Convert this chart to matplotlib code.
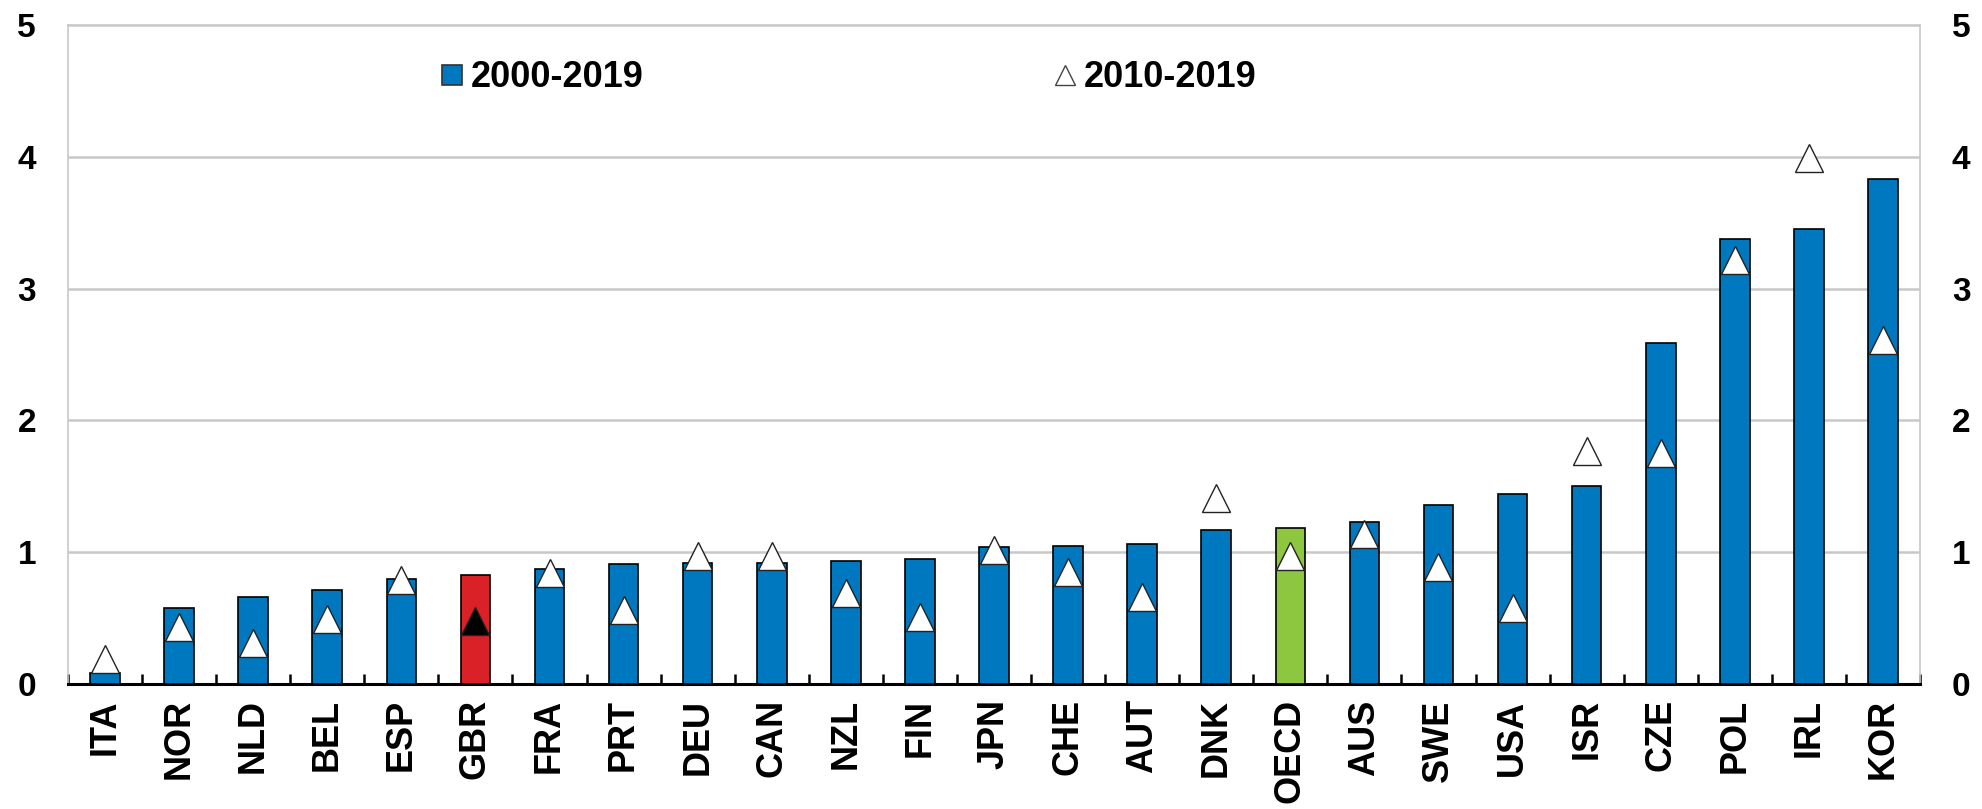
import matplotlib
matplotlib.use("Agg")
import matplotlib.pyplot as plt
from matplotlib.lines import Line2D
import numpy as np

countries = ["ITA", "NOR", "NLD", "BEL", "ESP", "GBR", "FRA", "PRT", "DEU", "CAN",
             "NZL", "FIN", "JPN", "CHE", "AUT", "DNK", "OECD", "AUS", "SWE", "USA",
             "ISR", "CZE", "POL", "IRL", "KOR"]
growth_2000_2019 = [0.08, 0.58, 0.66, 0.71, 0.80, 0.83, 0.87, 0.91, 0.92, 0.92,
                    0.93, 0.95, 1.04, 1.05, 1.06, 1.17, 1.18, 1.23, 1.36, 1.44,
                    1.50, 2.59, 3.38, 3.45, 3.83]
growth_2010_2019 = [0.19, 0.43, 0.31, 0.49, 0.79, 0.48, 0.84, 0.56, 0.97, 0.97,
                    0.69, 0.51, 1.02, 0.85, 0.66, 1.41, 0.97, 1.14, 0.89, 0.58,
                    1.77, 1.75, 3.22, 3.99, 2.61]
y_ticks = [0, 1, 2, 3, 4, 5]
highlight = {"GBR": "#DA2128", "OECD": "#8DC63F"}
blue = "#0078BF"

plt.rcParams["font.family"] = ["Liberation Sans", "DejaVu Sans"]
plt.rcParams["font.weight"] = "bold"

fig = plt.figure(figsize=(19.82, 8.09), dpi=100)
ax = fig.add_axes([68 / 1982, 1 - 684 / 809, (1920 - 68) / 1982, (684 - 25) / 809])

x = np.arange(len(countries))
colors = [highlight.get(c, blue) for c in countries]
ax.bar(x, growth_2000_2019, width=0.4, color=colors, edgecolor="black", linewidth=1.2, zorder=3)

tri_face = ["black" if c == "GBR" else "white" for c in countries]
for xi, yi, fc in zip(x, growth_2010_2019, tri_face):
    ax.plot(xi, yi, marker="^", markersize=19.5, markerfacecolor=fc,
            markeredgecolor="#222222", markeredgewidth=1.0, linestyle="none", zorder=4)

ax.set_xlim(-0.5, len(countries) - 0.5)
ax.set_ylim(0, 5)
ax.set_yticks(y_ticks)
ax.set_yticklabels([str(t) for t in y_ticks], fontsize=24, fontweight="bold")
ax.yaxis.grid(True, color="#C8C8C8", linewidth=1.8, zorder=0)
ax.set_axisbelow(True)

ax.set_xticks(x)
ax.set_xticklabels(countries, rotation=90, fontsize=26, fontweight="bold")
ax.tick_params(axis="x", length=0, pad=11)
ax.set_xticks(np.arange(-0.5, len(countries), 1.0), minor=True)
ax.tick_params(axis="x", which="minor", direction="in", length=7.5, width=1.8, color="black")

ax.tick_params(axis="y", length=0, labelsize=24, pad=23, labelleft=True, labelright=True)

for side in ["left", "right", "top"]:
    ax.spines[side].set_color("#C8C8C8")
    ax.spines[side].set_linewidth(1.2)
ax.spines["bottom"].set_color("black")
ax.spines["bottom"].set_linewidth(2.2)

h1 = Line2D([], [], marker="s", markersize=14, markerfacecolor=blue,
            markeredgecolor="#333333", markeredgewidth=1.2, linestyle="none")
h2 = Line2D([], [], marker="^", markersize=15, markerfacecolor="white",
            markeredgecolor="#444444", markeredgewidth=1.0, linestyle="none")
leg1 = ax.legend([h1], ["2000-2019"], loc="center left", bbox_to_anchor=(0.192, 0.92),
                 frameon=False, handlelength=0.6, handletextpad=0.2,
                 borderpad=0, prop={"weight": "bold", "size": 26})
ax.add_artist(leg1)
ax.legend([h2], ["2010-2019"], loc="center left", bbox_to_anchor=(0.523, 0.92),
          frameon=False, handlelength=0.6, handletextpad=0.2, borderpad=0,
          prop={"weight": "bold", "size": 26})

fig.savefig("out.png", dpi=100)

------------------------------------------------------------

* [GOAL OF THE EXERCISE]:
Repeat only what lies between the start of the data and the end of the line containing "import numpy as np", exactly, with pictures left out.

* [RESPONSE FOR THIS EXERCISE]:
Convert this chart to matplotlib code.
import matplotlib
matplotlib.use("Agg")
import matplotlib.pyplot as plt
from matplotlib.lines import Line2D
import numpy as np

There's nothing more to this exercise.